August 08, 1995|From Associated Press

NEW YORK — Consumers who shunned IBM's computers for their homes even while depending on them at work could soon find Big Blue a lot more user-friendly.

Acknowledging one of its weakest areas, International Business Machines Corp. said Monday that it will refocus its efforts to take advantage of rising demand for home computers and related products such as on-line services.

IBM named James Firestone, who worked with IBM Chairman Louis V. Gerstner Jr. when he ran American Express, to head the consumer business. Firestone, 40, was most recently head of the consumer services division at Ameritech Corp., the Chicago-based regional telephone company.

The new division will control marketing of IBM's Aptiva home computer line, along with portable hand-held computers and on-line information services that computer users reach through telephone lines. Prodigy, a competitor of CompuServe and America Online, is a joint venture of IBM and Sears, Roebuck & Co.

The division will also market multimedia software, an area where IBM lacks any major products such as games or encyclopedias that combine data, text, video and audio.

Though still the largest computer company in the world, IBM has stumbled repeatedly in the consumer market, ceding business to Microsoft Corp. and computer hardware makers that use technological standards introduced by IBM in the early 1980s.

"It's fair to say it's one of our weakest areas of performance with customers," said G. Richard Thoman, a senior vice president and former American Express executive who joined IBM last year and who will be Firestone's boss.

The new division signals IBM's desire to put consumers higher up on its priority list and thereby tap a market that is growing much faster than the business market, he said.

"The worldwide consumer market for information technology is exploding, with the expectation that it will exceed $100 billion before the end of the decade," Thoman said.

Consumers won't see any "magic new products" two months from now, but they will notice the IBM name more, he said.

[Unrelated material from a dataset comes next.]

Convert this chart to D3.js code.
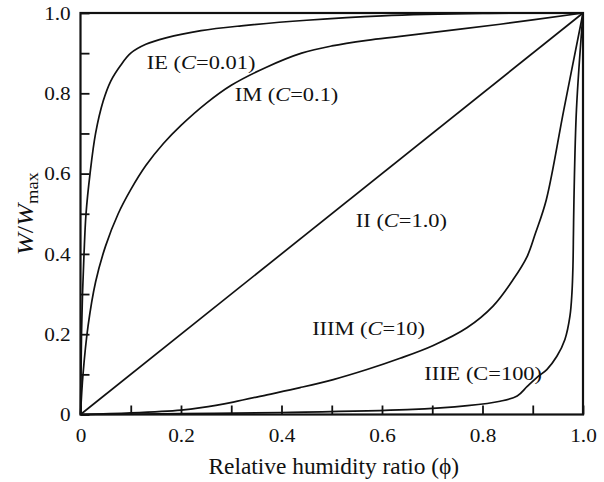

"They'll see a lot better display at retail, better layout, demonstrations on all our machines that work and very effective merchandising," he said.

Although the consumer market is growing fast, it is highly competitive and yields much slimmer profits than traditional business-oriented products such as mainframe computers.

IBM was criticized last year when demand for its Aptiva line vastly outstripped supply during the crucial holiday shopping season. The company later acknowledged it was losing money on the Aptivas because of high production costs.

Thoman said those problems have been corrected. Although he wouldn't offer numbers on Aptiva's profitability, he said IBM and most other makers of home PCs remain unsatisfied with their profit margins.

Firestone said one of his biggest successes at Ameritech was in turning around lackluster sales of the company's caller ID service, which identifies the phone number of callers to residents on a digital readout before they pick up the receiver.